E para que serve esta manobra? Ora, como qualquer ponte que se preze, serve para atravessar obstáculos
O que é uma bridge transfer, perguntam vocês? Imaginem isto: o jogador está no Clube A, mas o destino final é o Clube C. Só que, pelo meio, aparece um misterioso Clube B. E esse Clube B, que muitas vezes tem mais jogadores inscritos do que adeptos nas bancadas, compra o jogador ao A e, pouco tempo depois - minutos, horas, um dia, vá - vende-o ao C. Et voilà. A ponte está construída.
À superfície, tudo parece legítimo. Afinal, transferências entre clubes são livres, e se o jogador passou por B, passou por B. Mas é aqui que a coisa se complica: o Clube B, na verdade, nunca quis o jogador. Nunca o apresentou, nunca lhe deu número na camisola, nunca lhe viu os treinos. Serviu apenas de escala. Um layover técnico, como em voos baratos para países exóticos.

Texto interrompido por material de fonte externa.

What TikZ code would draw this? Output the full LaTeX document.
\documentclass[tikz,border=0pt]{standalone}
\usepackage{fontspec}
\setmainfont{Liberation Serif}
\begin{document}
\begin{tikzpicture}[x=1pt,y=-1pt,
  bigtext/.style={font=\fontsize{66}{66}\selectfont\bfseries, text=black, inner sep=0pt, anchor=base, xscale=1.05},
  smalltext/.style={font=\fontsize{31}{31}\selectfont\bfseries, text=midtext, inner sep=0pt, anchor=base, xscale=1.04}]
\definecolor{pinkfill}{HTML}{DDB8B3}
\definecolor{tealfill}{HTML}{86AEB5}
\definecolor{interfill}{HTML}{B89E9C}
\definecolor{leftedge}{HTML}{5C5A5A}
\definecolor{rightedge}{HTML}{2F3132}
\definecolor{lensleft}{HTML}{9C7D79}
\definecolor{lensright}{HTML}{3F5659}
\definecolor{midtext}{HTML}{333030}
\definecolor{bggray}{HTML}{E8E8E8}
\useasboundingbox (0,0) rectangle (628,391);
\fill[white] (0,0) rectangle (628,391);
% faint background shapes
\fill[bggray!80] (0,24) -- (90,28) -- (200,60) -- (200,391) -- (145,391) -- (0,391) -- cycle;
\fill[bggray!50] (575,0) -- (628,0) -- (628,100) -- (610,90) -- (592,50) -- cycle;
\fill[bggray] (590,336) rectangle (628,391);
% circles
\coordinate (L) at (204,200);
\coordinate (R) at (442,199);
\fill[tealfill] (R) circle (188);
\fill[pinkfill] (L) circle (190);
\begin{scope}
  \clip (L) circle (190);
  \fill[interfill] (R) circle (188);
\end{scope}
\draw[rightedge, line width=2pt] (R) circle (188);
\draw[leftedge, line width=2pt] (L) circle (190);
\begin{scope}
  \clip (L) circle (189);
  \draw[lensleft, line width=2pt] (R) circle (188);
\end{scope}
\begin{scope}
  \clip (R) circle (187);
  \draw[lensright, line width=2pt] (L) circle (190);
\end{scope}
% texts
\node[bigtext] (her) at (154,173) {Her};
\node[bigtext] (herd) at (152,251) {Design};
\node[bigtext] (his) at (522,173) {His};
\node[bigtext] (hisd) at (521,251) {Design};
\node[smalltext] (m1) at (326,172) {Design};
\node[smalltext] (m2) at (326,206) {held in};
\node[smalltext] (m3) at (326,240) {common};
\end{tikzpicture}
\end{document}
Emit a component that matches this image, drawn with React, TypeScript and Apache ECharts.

E para que serve esta manobra? Ora, como qualquer ponte que se preze, serve para atravessar obstáculos. Neste caso, obstáculos como as regras do fair-play financeiro, os mecanismos de solidariedade da FIFA, e - o mais picante - a proibição da detenção de direitos económicos por terceiros. Porque se o jogador passou por um clube-ponte antes de chegar ao destino, os verdadeiros donos da operação podem esconder-se atrás da cortina.
Mais do que um truque de bastidores, a bridge transfer é uma lição de prestidigitação jurídica: no papel, tudo bate certo; na prática, o jogador vai de A para C com uma escala fantasma em B. E o B até pode nem ser bem um clube: pode ser uma SAD com dois funcionários e uma sede partilhada com um restaurante de kebabs.
Os benefícios? Múltiplos. O Clube C pode adiar ou redistribuir os custos da operação, mantendo as contas limpas para a UEFA. O Clube B, por sua vez, encaixa uma comissão ou disfarça a origem de fundos que chegam por vias menos santas. E os clubes de formação do jogador - esses que criaram o atleta e deviam receber a tal compensação solidária - acabam a ver a transferência em direto pela televisão… sem direito a tostão.
Legal? É muito discutível. Os tribunais já chamaram “simulação” a um empréstimo com cláusula de compra obrigatória. Não custa imaginar o que diriam de uma bridge transfer montada só para disfarçar uma venda direta. Porque uma coisa é fazer uma ponte para unir margens. Outra é usá-la para fintar a legalidade com os quatro piscas ligados.
No fim, quem perde? Talvez o futebol. Talvez a transparência. Talvez aquele clube modesto onde o jogador cresceu, que precisava dos 5% da solidariedade para pagar as bolas novas. Mas ganha o financeiro de serviço. E isso, nos dias que correm, parece ser o que mais conta.